George Laing Bishop

George Laing Bishop, was born on 3rd June 1920 in Delta Cottage (the country Roadman’s house) in Wallyford. He was educated in Wallyford and at Musselburgh Grammar School, having moved to Musselburgh from Wallyford with his mother, following the death of his father in 1929. He lived at Bellfield Avenue, Musselburgh, moving to Edinburgh in 1962.

As a teenager, he was prominent in the local Scout movement becoming a King’s Scout circa 1938.

On leaving school, he enrolled at Heriot-Watt College (now University) in Edinburgh, to study Electrical Engineering but was “called up” to the RAF Volunteer Reserve in October 1940.

After spending time at a number of technical training stations, he was posted for a short time to the RAF Costal Command Station at East Fortune.

However, in August 1943, he was posted to RAF “Church Green”, also known as “Station X”. This was the cover-name for the secret military decoding station at Bletchley Park (of “Enigma” fame).

At Bletchley and the other surrounding “outstations” he worked on maintaining the early electro-mechanical decoding machines known as “Bombes” and also “Colossus”, the earliest form of computer.

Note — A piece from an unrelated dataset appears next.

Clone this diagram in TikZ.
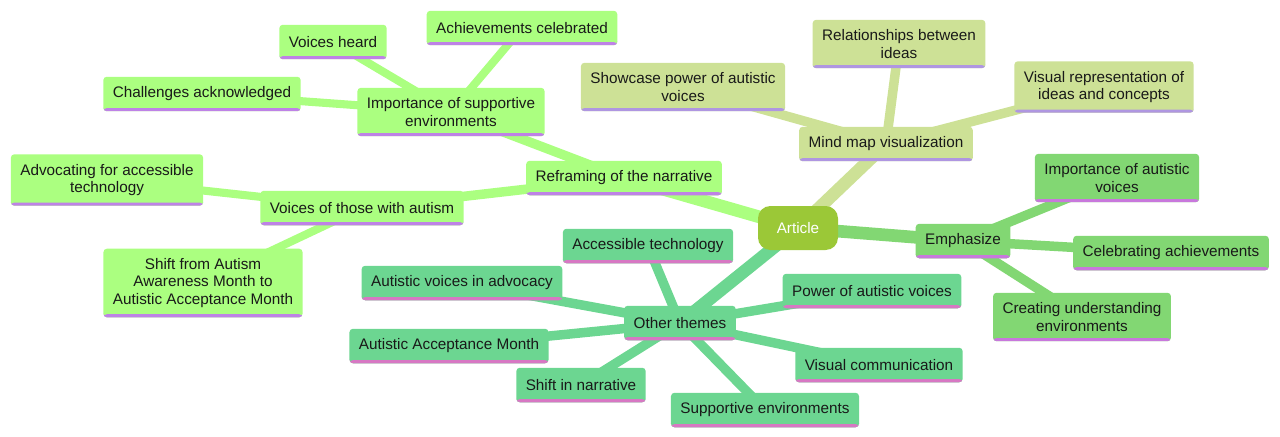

He was “de-mobbed” in July 1946 with the rank of Flight Sergeant and returned to his studies at Heriot-Watt College, graduating in Electrical Engineering in 1947.

1947 was the same year he married “Effie” Thomson, formerly from Smeaton and they continued to live in Musselburgh. George and Effie subsequently had 2 sons.

George joined a major Insurance company as an Electrical Engineering Surveyor, becoming a Chartered Electrical Engineer and subsequently through his specialist knowledge of electrical furnaces, was elected an Associate Member of the British Institute of Foundrymen.

George joined Lodge St. John Fisherrow circa 1960 and was Right Worshipful Master thereof in 1968 and again in 1969.

In 1970 he was asked by the then Provincial Grand Master of Midlothian, Alex Steedman, to become Substitute Provincial Grand Master. On the appointment of John Aitken as PGM in 1975, he became Depute Provincial Grand Master and was himself appointed Provincial Grand Master of Midlothian and was installed by The Most Worshipful Grand Master Mason, Sir James McKay in the Lodge premises at Balcarres Road on the 10th October 1980.

In addition to his provincial and Lodge activities, he was also active in other masonic orders including The Royal Order of Scotland; the 18th and 32nd Degrees.

Out-with Freemasonry, George was an active Elder of St. Michaels Church, Inveresk for many years; enjoyed travelling abroad with his wife Effie and was a keen photographer.

George passed away, suddenly at home on 17th January 1983 at his home in Edinburgh aged 62 in the 3rd year of his appointment as Provincial Grand Master of Midlothian.